With Reuters – US oil major Exxon Mobil Corp is suing the European Union in a bid to force it to scrap the bloc’s new windfall tax on oil groups, arguing Brussels exceeded its legal authority by imposing the levy, Reuters reports.

Record profits this year by oil companies benefiting from high energy prices have boosted inflation around the world and led to fresh calls to further tax the sector.

Using familiar arguments, the windfall profits tax is “counter-productive,” discourages investments and undermines investor confidence, Exxon spokesperson Casey Norton said. Exxon will factor in the tax as it considers future multi-billion-euro investments in Europe’s energy supply and transition, he said.

“Whether we invest here primarily depends on how attractive and globally competitive Europe will be,” Norton said.

“It will be now up to the General Court to rule on this case. The Commission maintains that the measures in question are fully compliant with EU law,” Commission spokeswoman Arianna Podesta said on Thursday.

Windfall profit taxes imposed by Europe could cost at least $2 billion through the end of 2023, Chief Financial Officer Kathryn Mikells said in a call to analysts on December 8.

Exxon said it invested $3 billion in the past decade in refinery projects in Europe. The projects are helping it deliver more energy products at a time when Europe struggles to reduce its imports from Russia, the company said.

“We will continue to work with EU leaders to address these issues. Thoughtful policy is critical,” the company said.

Chevron Corp had also warned that taxing oil production would serve only to reduce energy supply by discouraging company investments.

“That goes against the intent of increasing suppliers and making energy more affordable,” Chevron’s chief financial officer, Pierre Breber, told Reuters in October.

Consumers hit by artificially-set prices

Consumer groups have argued that much higher prices paid by domestic users are based on artificial prices set by the futures market, resulting in very large margins for the energy companies.

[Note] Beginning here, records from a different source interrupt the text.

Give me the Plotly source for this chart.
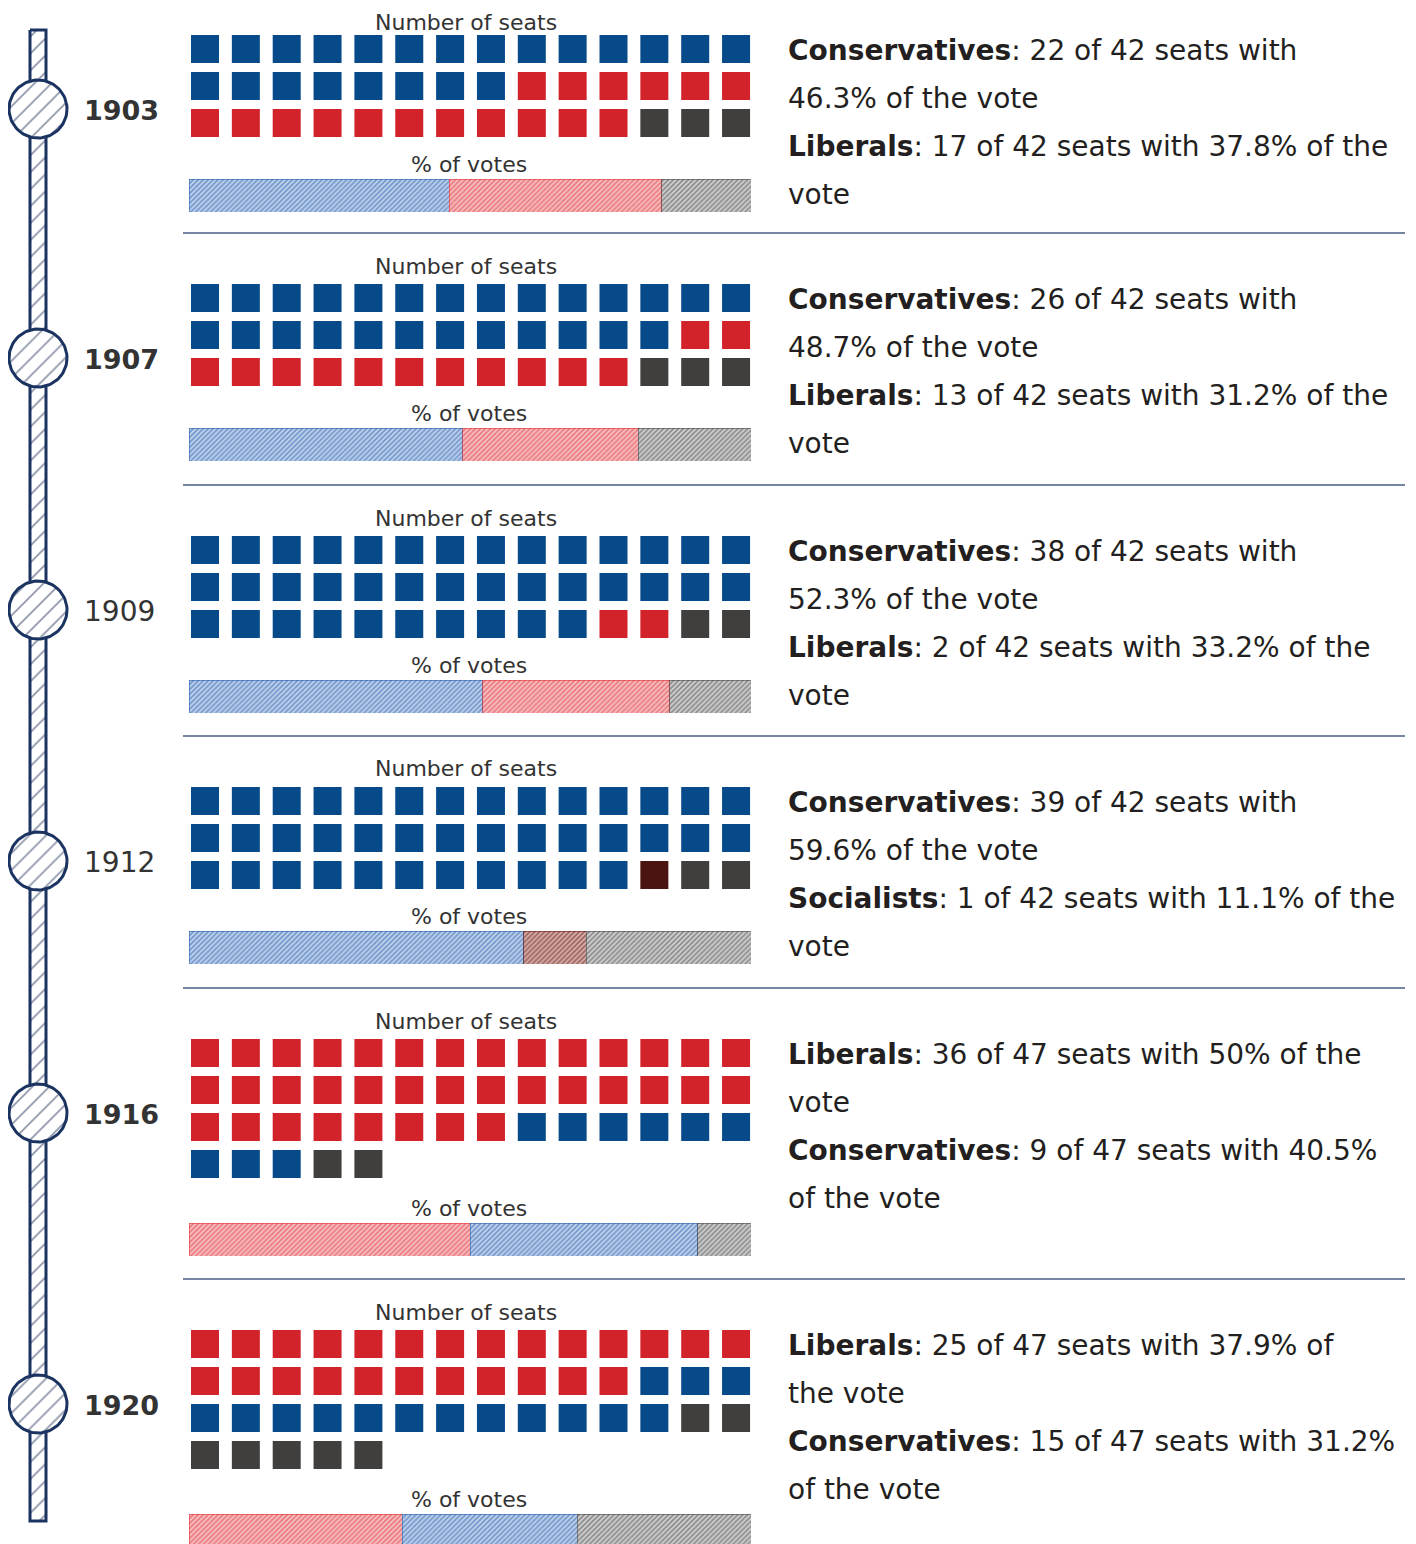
import numpy as np
import plotly.graph_objects as go

W, H = 1416, 1544
OFF = 8  # page body margin in the browser

# ---------------- data ----------------
YEARS = ["1903", "1907", "1909", "1912", "1916", "1920"]
YEAR_BOLD = [True, True, False, False, True, True]
TOTAL_SEATS = [42, 42, 42, 42, 47, 47]
SEAT_PARTIES = [
    ["Conservatives", "Liberals", "Others"],
    ["Conservatives", "Liberals", "Others"],
    ["Conservatives", "Liberals", "Others"],
    ["Conservatives", "Socialists", "Others"],
    ["Liberals", "Conservatives", "Others"],
    ["Liberals", "Conservatives", "Others"],
]
SEAT_COUNTS = [
    [22, 17, 3],
    [26, 13, 3],
    [38, 2, 2],
    [39, 1, 2],
    [36, 9, 2],
    [25, 15, 7],
]
VOTE_PCT = [
    [46.3, 37.8, 15.9],
    [48.7, 31.2, 20.1],
    [52.3, 33.2, 14.5],
    [59.6, 11.1, 29.3],
    [50.0, 40.5, 9.5],
    [37.9, 31.2, 30.9],
]
TEXT_LINES = [
    ["<b>Conservatives</b>: 22 of 42 seats with", "46.3% of the vote",
     "<b>Liberals</b>: 17 of 42 seats with 37.8% of the", "vote"],
    ["<b>Conservatives</b>: 26 of 42 seats with", "48.7% of the vote",
     "<b>Liberals</b>: 13 of 42 seats with 31.2% of the", "vote"],
    ["<b>Conservatives</b>: 38 of 42 seats with", "52.3% of the vote",
     "<b>Liberals</b>: 2 of 42 seats with 33.2% of the", "vote"],
    ["<b>Conservatives</b>: 39 of 42 seats with", "59.6% of the vote",
     "<b>Socialists</b>: 1 of 42 seats with 11.1% of the", "vote"],
    ["<b>Liberals</b>: 36 of 47 seats with 50% of the", "vote",
     "<b>Conservatives</b>: 9 of 47 seats with 40.5%", "of the vote"],
    ["<b>Liberals</b>: 25 of 47 seats with 37.9% of", "the vote",
     "<b>Conservatives</b>: 15 of 47 seats with 31.2%", "of the vote"],
]
SEATS_TITLE = "Number of seats"
VOTES_TITLE = "% of votes"

# ---------------- styles ----------------
SQUARE_COLOR = {"Conservatives": "#074a8a", "Liberals": "#d2232a",
                "Socialists": "#4b1410", "Others": "#403f3d"}
PATTERN_FG = {"Conservatives": "#2a62ad", "Liberals": "#e2363c",
              "Socialists": "#6b1a14", "Others": "#4a4a4a"}
PATTERN_BG = {"Conservatives": "#c4d5ee", "Liberals": "#f7c4c6",
              "Socialists": "#d8b4ae", "Others": "#d4d4d4"}
NAVY = "#1b3360"
HATCH = "#24345a"
FONT = "DejaVu Sans"
TXT = "#231f20"
COLS = 14

TITLE_Y = [17, 266, 518, 769, 1021, 1312]
X_FIRST, X_STEP = 205, 40.85
ROW_STEP = 37
BAR_X0, BAR_X1 = 189, 751
BAR_H = 33

FW, FH = W - OFF, H - OFF


def fx(px):
    return min(max((px - OFF) / FW, 0.0), 1.0)


def fy(py):
    return min(max(1 - (py - OFF) / FH, 0.0), 1.0)


fig = go.Figure()
layout_axes = {}

# pixel-space axis for timeline decorations
layout_axes["xaxis"] = dict(domain=[0, 1], range=[OFF, W], visible=False, fixedrange=True)
layout_axes["yaxis"] = dict(domain=[0, 1], range=[H, OFF], visible=False, fixedrange=True)

annotations = []
shapes = []

# timeline bar
tl_x0, tl_x1, tl_y0, tl_y1 = 30, 46, 30, 1521
fig.add_trace(go.Scatter(
    x=[tl_x0, tl_x1, tl_x1, tl_x0, tl_x0], y=[tl_y0, tl_y0, tl_y1, tl_y1, tl_y0],
    mode="lines", fill="toself", fillcolor="white",
    fillpattern=dict(shape="/", size=12, solidity=0.16, fgcolor=HATCH, bgcolor="white"),
    line=dict(color=NAVY, width=3), xaxis="x", yaxis="y", hoverinfo="skip", showlegend=False))

theta = np.linspace(0, 2 * np.pi, 97)
ax_n = 2
for i, year in enumerate(YEARS):
    ty = TITLE_Y[i]
    nrows = int(np.ceil(TOTAL_SEATS[i] / COLS))
    row0 = ty + 32
    votes_label_y = row0 + 115 + (nrows - 3) * 40
    bar_top = votes_label_y + 15
    bar_h = min(BAR_H, H - bar_top)
    circ_y = ty + 92

    # timeline circle
    r = 29
    fig.add_trace(go.Scatter(
        x=38 + r * np.cos(theta), y=circ_y + r * np.sin(theta),
        mode="lines", fill="toself", fillcolor="white",
        fillpattern=dict(shape="/", size=12, solidity=0.15, fgcolor=HATCH, bgcolor="white"),
        line=dict(color=NAVY, width=3), xaxis="x", yaxis="y", hoverinfo="skip", showlegend=False))
    annotations.append(dict(
        x=fx(82), y=fy(circ_y + 1), xref="paper", yref="paper", xanchor="left", yanchor="middle",
        text=f"<b>{year}</b>" if YEAR_BOLD[i] else year, showarrow=False,
        font=dict(family=FONT, size=27 if YEAR_BOLD[i] else 28, color="#333333")))

    # waffle subplot
    xa, ya = f"x{ax_n}", f"y{ax_n}"
    xd0 = X_FIRST - X_STEP / 2
    xd1 = X_FIRST + X_STEP * (COLS - 0.5)
    yd0 = row0 - ROW_STEP / 2
    yd1 = yd0 + nrows * ROW_STEP
    layout_axes[f"xaxis{ax_n}"] = dict(domain=[fx(xd0), fx(xd1)], range=[-0.5, COLS - 0.5],
                                       visible=False, fixedrange=True, anchor=ya)
    layout_axes[f"yaxis{ax_n}"] = dict(domain=[fy(yd1), fy(yd0)], range=[nrows - 0.5, -0.5],
                                       visible=False, fixedrange=True, anchor=xa)
    k = 0
    for party, n in zip(SEAT_PARTIES[i], SEAT_COUNTS[i]):
        idx = np.arange(k, k + n)
        k += n
        fig.add_trace(go.Scatter(
            x=idx % COLS, y=idx // COLS, mode="markers",
            marker=dict(symbol="square", size=28, color=SQUARE_COLOR[party], line=dict(width=0)),
            xaxis=xa, yaxis=ya, name=party, hoverinfo="skip", showlegend=False))
    ax_n += 1

    # vote bar subplot
    xa, ya = f"x{ax_n}", f"y{ax_n}"
    layout_axes[f"xaxis{ax_n}"] = dict(domain=[fx(BAR_X0), fx(BAR_X1)], range=[0, 100],
                                       visible=False, fixedrange=True, anchor=ya)
    layout_axes[f"yaxis{ax_n}"] = dict(domain=[fy(bar_top + bar_h), fy(bar_top)], range=[-0.5, 0.5],
                                       visible=False, fixedrange=True, anchor=xa)
    for party, p in zip(SEAT_PARTIES[i], VOTE_PCT[i]):
        fig.add_trace(go.Bar(
            x=[p], y=[0], orientation="h", width=1,
            marker=dict(color=PATTERN_BG[party],
                        pattern=dict(shape="/", size=3.5, solidity=0.55,
                                     fgcolor=PATTERN_FG[party], bgcolor=PATTERN_BG[party]),
                        line=dict(width=0.6, color=PATTERN_FG[party])),
            xaxis=xa, yaxis=ya, name=party, hoverinfo="skip", showlegend=False))
    ax_n += 1

    # titles
    annotations.append(dict(
        x=fx(466), y=fy(max(ty, OFF + 14)), xref="paper", yref="paper", xanchor="center",
        yanchor="middle", borderpad=0,
        text=SEATS_TITLE, showarrow=False, font=dict(family=FONT, size=22, color="#333333")))
    annotations.append(dict(
        x=fx(469), y=fy(votes_label_y), xref="paper", yref="paper", xanchor="center",
        yanchor="middle", borderpad=0,
        text=VOTES_TITLE, showarrow=False, font=dict(family=FONT, size=22, color="#333333")))

    # description text
    for j, line in enumerate(TEXT_LINES[i]):
        annotations.append(dict(
            x=fx(786), y=fy(ty + 33 + 48 * j), xref="paper", yref="paper",
            xanchor="left", yanchor="middle", text=line, showarrow=False,
            font=dict(family=FONT, size=28, color=TXT)))

    # separator
    if i < len(YEARS) - 1:
        sy = TITLE_Y[i + 1] - 33
        shapes.append(dict(type="line", xref="paper", yref="paper",
                           x0=fx(183), x1=fx(1405), y0=fy(sy), y1=fy(sy),
                           line=dict(color="#7586a3", width=2)))

fig.update_layout(
    width=FW, height=FH, margin=dict(l=0, r=0, t=0, b=0),
    paper_bgcolor="white", plot_bgcolor="rgba(0,0,0,0)",
    barmode="stack", showlegend=False,
    annotations=annotations, shapes=shapes,
    **layout_axes)

fig.write_html("out.html", config={"displayModeBar": False})
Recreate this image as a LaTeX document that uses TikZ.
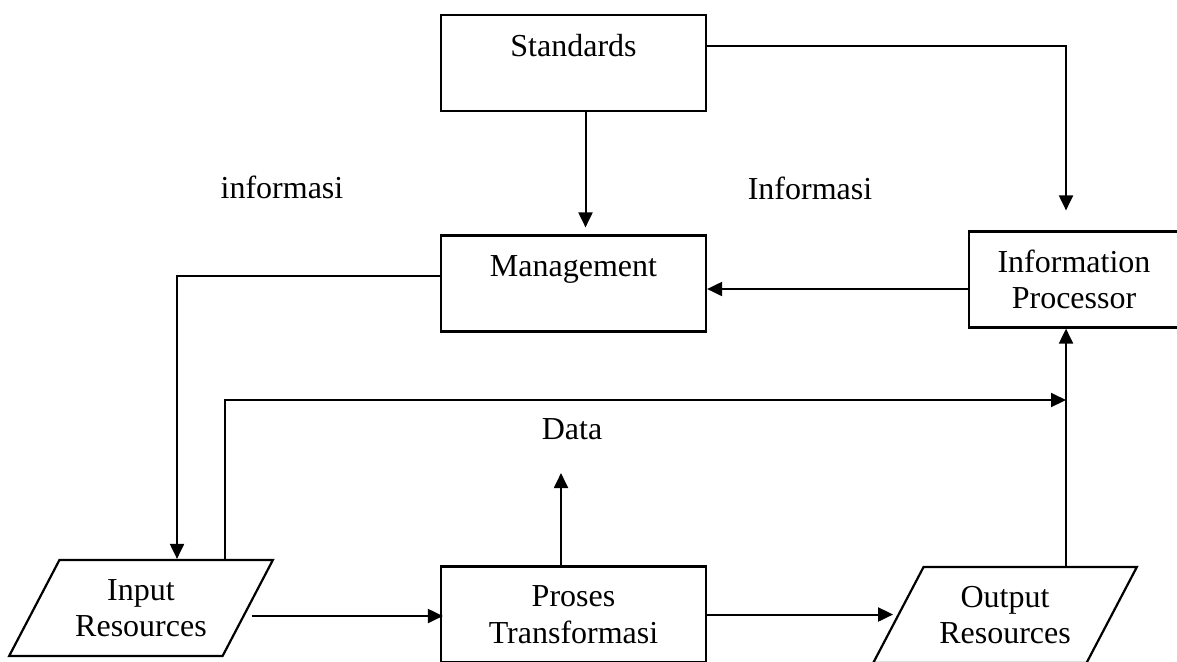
\documentclass[tikz,border=0pt]{standalone}
\usepackage{fontspec}
\setmainfont{Liberation Serif}
\usetikzlibrary{arrows.meta, shapes.geometric, positioning, calc}
\newcommand\diagfont{\fontsize{16}{18.3}\selectfont}
\tikzset{
  box/.style    = {draw=black, line width=1.1pt, minimum width=132.5pt,
                   minimum height=48pt, inner sep=0pt, align=center,
                   font=\diagfont},
  topbox/.style = {box, text height=12pt, text depth=19pt},
  io/.style     = {box, shape=trapezium, trapezium left angle=55,
                   trapezium right angle=125, trapezium stretches=true,
                   minimum width=132pt, minimum height=48pt},
  arr/.style    = {-{Triangle[length=7.5pt,width=7pt]}, line width=1pt},
  labl/.style   = {font=\diagfont, inner sep=0pt},
}

\begin{document}
\begin{tikzpicture}[x=0.5pt, y=-0.5pt]
  \useasboundingbox (0,0) rectangle (1177,661);

  % top row
  \node[topbox] (std)  at (573.5,63)    {Standards};
  \node[topbox] (mgmt) at (573.5,283.5) {Management};
  \node[box, minimum width=105pt] (proc) at (1074,279.5)
    {Information\\Processor};

  % bottom row
  \node[io]  (inp)   at (141,608)     {Input\\Resources};
  \node[box] (trans) at (573.5,614.5) {Proses\\Transformasi};
  \node[io]  (outp)  at (1005,615)    {Output\\Resources};

  % labels
  \node[labl] (infl) at (282,187) {informasi};
  \node[labl] (infr) at (810,188) {Informasi};
  \node[labl] (data) at (572,429) {Data};

  \coordinate (dj) at (1066,400);

  \draw[arr, shorten >=10pt] ([yshift=8.5pt]std.east) -| ([xshift=-4pt]proc.north);
  \draw[arr, shorten >=3.5pt] ([xshift=6pt]std.south) -- ([xshift=6pt]mgmt.north);
  \draw[arr] ([yshift=-4.75pt]proc.west) -- ([yshift=-4.75pt]proc.west -| mgmt.east);
  \draw[arr] ([yshift=3.75pt]mgmt.west) -| ([xshift=18pt]inp.north);
  \draw[arr] ([xshift=42pt]inp.north) |- (dj);
  \draw[arr] ([xshift=30.5pt]outp.north) -- ([xshift=30.5pt]outp.north |- proc.south);
  \draw[arr] ([xshift=1.5pt,yshift=-4pt]inp.east) -- ([xshift=1.5pt,yshift=-4pt]inp.east -| trans.west);
  \draw[arr, shorten >=2pt] (trans.east) -- (trans.east -| outp.west);
  \draw[arr, shorten >=16.5pt] ([xshift=-6.25pt]trans.north) -- ([xshift=-6.25pt]trans.north |- data.south);

\end{tikzpicture}
\end{document}
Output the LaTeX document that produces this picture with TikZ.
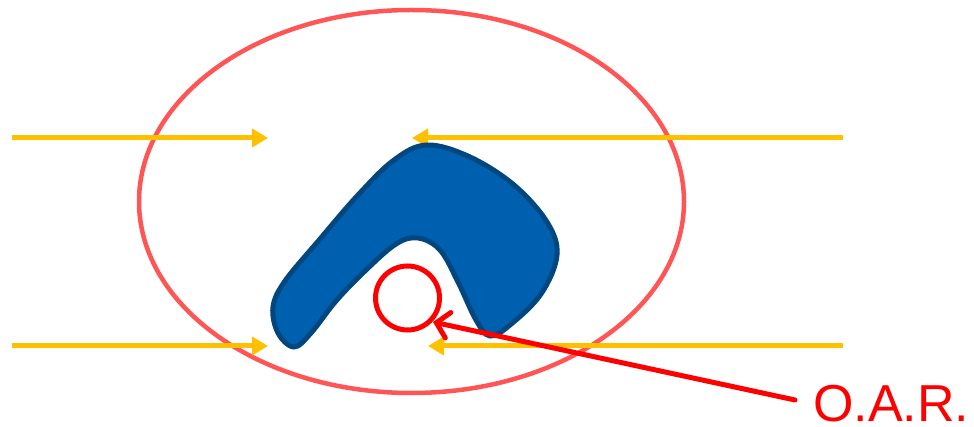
\documentclass[tikz,border=0pt]{standalone}
\usepackage{fontspec}
\setmainfont{Liberation Sans}
\usetikzlibrary{arrows.meta,shapes.geometric}
\definecolor{ellred}{HTML}{FF5555}
\definecolor{oarred}{HTML}{FF0000}
\definecolor{beamyel}{HTML}{FFC000}
\definecolor{tumfill}{HTML}{0060B0}
\definecolor{tumedge}{HTML}{00467F}
\tikzset{
  beam/.style={draw=beamyel, line width=5pt, -{Triangle[length=16pt,width=18pt]}},
  pointer/.style={draw=oarred, line width=5pt, line cap=round, -{Straight Barb[length=12pt,width=26pt,line cap=round]}},
}
\begin{document}
\begin{tikzpicture}[x=1pt,y=-1pt]
\useasboundingbox (0,0) rectangle (974,427);
% body contour
\node[draw=ellred, line width=4.5pt, ellipse, minimum width=545pt, minimum height=383pt, inner sep=0pt] (body) at (411.5,201.5) {};
% beams
\coordinate (b1s) at (12,138); \coordinate (b1e) at (268,138);
\coordinate (b2s) at (843,138); \coordinate (b2e) at (412,138);
\coordinate (b3s) at (12,346); \coordinate (b3e) at (268,346);
\coordinate (b4s) at (843,346); \coordinate (b4e) at (428,346);
\draw[beam] (b1s) -- (b1e);
\draw[beam] (b2s) -- (b2e);
\draw[beam] (b3s) -- (b3e);
% tumour
\draw[fill=tumfill, draw=tumedge, line width=5pt] plot[smooth cycle, tension=0.6] coordinates {
 (427,145) (470,157) (514,185) (547,222) (557,255) (541,294) (510,325) (490,336) (476,320) (458,282) (440,250) (418,238) (396,244) (365,271) (336,301) (311,333) (294,347) (278,333) (273,307) (285,281) (320,239) (358,195) (394,160)};
\draw[beam] (b4s) -- (b4e);
% organ at risk
\node[draw=oarred, line width=5pt, circle, minimum size=64pt, inner sep=0pt] (oar) at (407.5,298) {};
\node[text=oarred, font=\fontsize{52}{60}\selectfont, anchor=base west, inner sep=0pt] (lab) at (813,421) {O.A.R.};
\coordinate (pstart) at (795,400);
\coordinate (ptip) at (433,322);
\draw[pointer] (pstart) -- (ptip);
\end{tikzpicture}
\end{document}
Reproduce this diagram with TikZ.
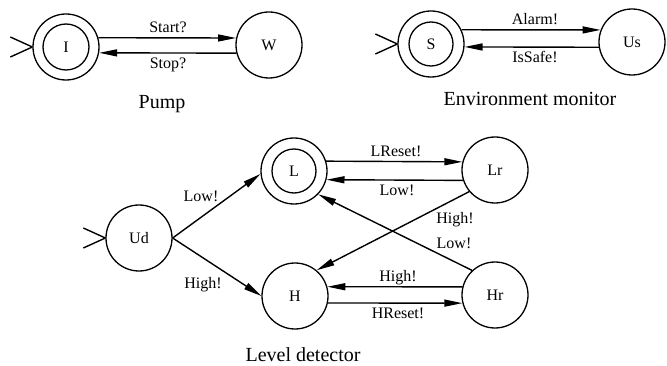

In September, EU countries approved emergency levies on energy firms’ windfall profits which include a levy on fossil fuel companies’ surplus profits made in 2022 or 2023 and another levy on excess revenues that low-cost power producers make from soaring electricity costs.

The EU expects the “temporary solidarity contribution” could generate around 25 billion euros in public revenues that would be redistributed by EU governments.

“It will ensure that the whole energy sector pays its fair share in these difficult times for many to address the extraordinary energy crisis resulting from the weaponisation of the energy supply by Russia,” the Commission’s Podesta said.

Oil and gas prices declined again on Thursday.

In the US the price of a gallon of gasoline has declined to an average of $3.203 from a high of $5.107 on June 13. In the UK the average price of petrol per litre was £152.96 on December 21, down from a year high of £191.53 in July.

In France, the price of Octane-95 unleaded petrol was 1.616 euros per litre on December 26, having hit 1.75 euros on November 21. The French government has slowly reduced direct price subsidies at petrol stations during the year. The price hit 2.02 euros in July, when a subsidy of 18 cents per litre was in place (from April). This increased to 30 cents per litre on September 1. In November and December the state subsidy has been 10 cents per litre, and this ends on January 1, 2023.

TotalEnergies has operated ts own direct rebate at the pump during much of 2022.